Curious about the Christian perspective on God but can’t seem to drag yourself to a dry, long-winded church service? Don’t think you can make it through a weighty theology book? Christian George’s Godology might be just the introduction to this complex subject matter you are looking for.
Targeting primarily the Gen X and Millennium Generation crowds, the author uses current trends in pop culture and creative, informal language to hold the attention of even the most impatient readers. Traditional Christian themes and teachings are slipped in to the reader’s consciousness in an effortless and painless fashion while still resulting in the same level of thought-provocation found in an intense sermon.
Godology seeks to spark interest in a population of Americans that author Christian George fears have become complacent or accustomed to merely surface-skimming their way through their faith. George challenges all to dig deeper, build a personal relationship with God, and live their lives with God on a daily basis. While God is undoubtedly a complicated and mysterious presence (incapable of being entirely defined by a single book), Godology attempts to highlight some of the special characteristics and soul-fulfilling lessons God has to offer if one practices a disciplined faith and is willing to grow and learn. Each chapter “explores a facet of God, a spiritual discipline, and a practical expression of that truth” in a cut-to-the-chase, contemporary kind of way. Using the language and idioms of a younger generation, George covers topics such as prayer, obedience, meditation, and fasting in a way that makes these concepts accessible and relevant to a subset of the population raised on MTV, TMZ, 3G, and HTTP.
Additionally, Godology suggests ways to connect with God that might strike certain individuals as fresh ideas, perhaps those who aren’t regular connoisseurs of religion or those who aren’t Biblical history buffs. The author describes the ways in which art, journaling, and labyrinth-walking can bring one closer to God and enrich the soul. Godology explains how we have become so accustomed to the digital world and online communications that it “can numb and distance us from what our souls where created to experience.” There is art all around us, George says - in the landscape of the outdoors, in fine art or crafts, in the written word. He inspires readers to take a break from the digital world and appreciate the beauty of the physical world around them.
Godology describes labyrinth-walking as “remarkable therapeutic” and explains how it can offer a vehicle for meditation, “spiritual focus”, confession, prayer, and “fellowship with God.” If you don’t have a labyrinth nearby, George suggests you make your own. No need to be fancy: “buy a circular rug to walk around”, “sketch a pattern in the sand” at the beach, or make one out of bricks or stones in your yard or the forest.
While Godology’s playful verbiage is directed toward the younger generation, the overall message and concepts are applicable to those of any age. At times, the pop culture references or attempts to be “current” can be a bit overkill and might seems contrived, but in general, the anecdotal additions make a heavy subject matter entertaining and intriguing. If you are looking for a general discussion of the concept of God from a variety of religious standpoints, you won’t find it in this book.
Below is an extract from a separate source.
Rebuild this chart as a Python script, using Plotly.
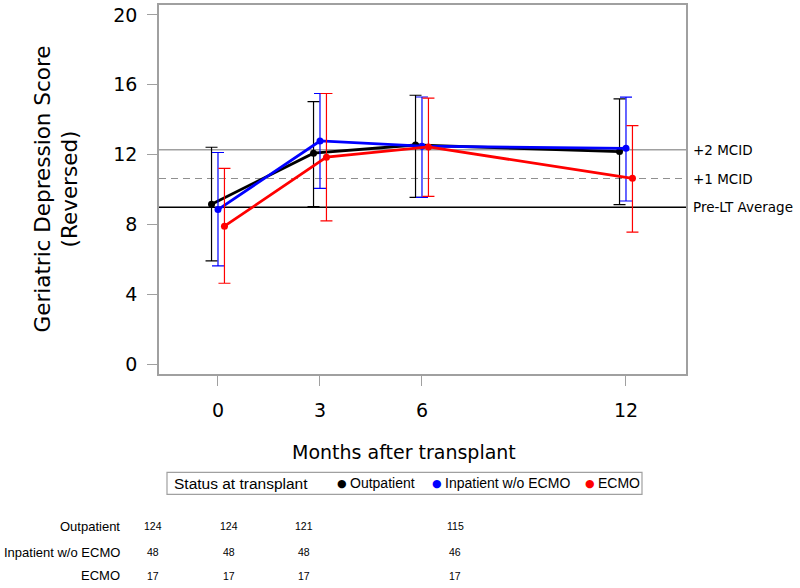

Those not of the Christian faith may take offense to some specific declarations or ideas throughout the books but can alternately gain enrichment by understanding the views of others and applying concepts of soul fulfillment more generally. While the overall message of this book is not lost on those new to Christianity, some seemingly vague references to Biblical scripture and stories might leave the novice Christian feeling like they are missing a piece of the puzzle. However, such sections are few and far between and do add to the sense the author is well-schooled in that about which he writes, further tempting readers to research religion and God on their own as a result.
As a whole, Godology succeeds in delivering a message with such enthusiasm and passion on the part of the author that it ignites that same excitement in the reader, holding interest from beginning to end and provoking meaningful contemplation about God long after the book is finished.